→ **Data excerpt**:
----------

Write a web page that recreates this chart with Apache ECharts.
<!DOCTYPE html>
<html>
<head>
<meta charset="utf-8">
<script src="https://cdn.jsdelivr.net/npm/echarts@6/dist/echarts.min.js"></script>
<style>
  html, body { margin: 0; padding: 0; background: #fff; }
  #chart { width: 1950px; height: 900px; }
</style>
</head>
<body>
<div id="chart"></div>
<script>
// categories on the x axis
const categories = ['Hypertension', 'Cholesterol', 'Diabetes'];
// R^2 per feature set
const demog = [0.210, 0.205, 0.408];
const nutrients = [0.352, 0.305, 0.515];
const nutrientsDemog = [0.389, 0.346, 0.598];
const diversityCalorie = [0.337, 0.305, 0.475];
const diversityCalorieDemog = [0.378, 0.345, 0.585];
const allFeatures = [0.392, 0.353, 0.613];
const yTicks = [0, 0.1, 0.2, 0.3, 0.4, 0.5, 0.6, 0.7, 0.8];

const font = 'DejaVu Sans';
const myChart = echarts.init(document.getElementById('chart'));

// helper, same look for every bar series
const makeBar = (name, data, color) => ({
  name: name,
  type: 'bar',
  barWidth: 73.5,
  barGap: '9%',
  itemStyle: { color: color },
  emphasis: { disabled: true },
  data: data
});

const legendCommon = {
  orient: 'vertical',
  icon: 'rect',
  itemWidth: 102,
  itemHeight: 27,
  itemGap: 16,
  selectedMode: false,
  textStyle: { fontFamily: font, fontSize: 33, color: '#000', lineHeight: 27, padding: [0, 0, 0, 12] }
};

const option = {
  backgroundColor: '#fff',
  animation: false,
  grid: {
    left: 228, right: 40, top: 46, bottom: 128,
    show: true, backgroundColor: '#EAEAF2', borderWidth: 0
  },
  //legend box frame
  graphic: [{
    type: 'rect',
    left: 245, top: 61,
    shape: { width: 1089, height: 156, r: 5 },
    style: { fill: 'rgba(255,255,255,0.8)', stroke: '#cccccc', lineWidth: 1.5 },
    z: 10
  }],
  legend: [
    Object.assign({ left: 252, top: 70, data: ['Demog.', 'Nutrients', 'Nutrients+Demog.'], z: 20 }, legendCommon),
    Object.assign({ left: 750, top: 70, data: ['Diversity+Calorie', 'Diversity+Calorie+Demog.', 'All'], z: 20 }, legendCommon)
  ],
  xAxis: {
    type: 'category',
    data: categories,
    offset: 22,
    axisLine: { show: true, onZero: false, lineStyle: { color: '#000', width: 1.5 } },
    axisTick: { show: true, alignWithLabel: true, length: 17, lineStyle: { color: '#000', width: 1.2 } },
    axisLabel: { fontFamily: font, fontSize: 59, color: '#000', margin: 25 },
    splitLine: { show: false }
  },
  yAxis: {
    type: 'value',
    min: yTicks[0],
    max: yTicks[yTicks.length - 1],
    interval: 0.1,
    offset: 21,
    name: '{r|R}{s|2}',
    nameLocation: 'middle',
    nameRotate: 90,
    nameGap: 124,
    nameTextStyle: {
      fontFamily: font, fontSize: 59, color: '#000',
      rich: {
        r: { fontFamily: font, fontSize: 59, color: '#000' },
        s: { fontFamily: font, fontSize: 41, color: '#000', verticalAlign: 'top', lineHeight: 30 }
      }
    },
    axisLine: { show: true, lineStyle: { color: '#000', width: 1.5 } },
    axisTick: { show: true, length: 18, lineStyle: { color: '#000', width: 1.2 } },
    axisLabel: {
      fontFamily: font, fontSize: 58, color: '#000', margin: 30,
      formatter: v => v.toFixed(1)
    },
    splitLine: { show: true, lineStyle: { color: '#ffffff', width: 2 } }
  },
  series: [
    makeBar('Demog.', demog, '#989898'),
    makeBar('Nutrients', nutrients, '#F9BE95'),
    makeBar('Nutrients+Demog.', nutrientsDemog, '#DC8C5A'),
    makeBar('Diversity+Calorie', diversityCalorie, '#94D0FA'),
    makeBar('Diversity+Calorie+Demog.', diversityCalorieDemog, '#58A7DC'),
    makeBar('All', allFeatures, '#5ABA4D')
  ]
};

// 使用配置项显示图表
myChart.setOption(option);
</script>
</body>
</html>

----------

→ **The exercise**:
Quote exactly the lines running from the start of the listing above through the line where "const myChart = echarts.init(document.getElementById('chart'));" is found, and output no other lines.

→ **Finished task**:
Write a web page that recreates this chart with Apache ECharts.
<!DOCTYPE html>
<html>
<head>
<meta charset="utf-8">
<script src="https://cdn.jsdelivr.net/npm/echarts@6/dist/echarts.min.js"></script>
<style>
  html, body { margin: 0; padding: 0; background: #fff; }
  #chart { width: 1950px; height: 900px; }
</style>
</head>
<body>
<div id="chart"></div>
<script>
// categories on the x axis
const categories = ['Hypertension', 'Cholesterol', 'Diabetes'];
// R^2 per feature set
const demog = [0.210, 0.205, 0.408];
const nutrients = [0.352, 0.305, 0.515];
const nutrientsDemog = [0.389, 0.346, 0.598];
const diversityCalorie = [0.337, 0.305, 0.475];
const diversityCalorieDemog = [0.378, 0.345, 0.585];
const allFeatures = [0.392, 0.353, 0.613];
const yTicks = [0, 0.1, 0.2, 0.3, 0.4, 0.5, 0.6, 0.7, 0.8];

const font = 'DejaVu Sans';
const myChart = echarts.init(document.getElementById('chart'));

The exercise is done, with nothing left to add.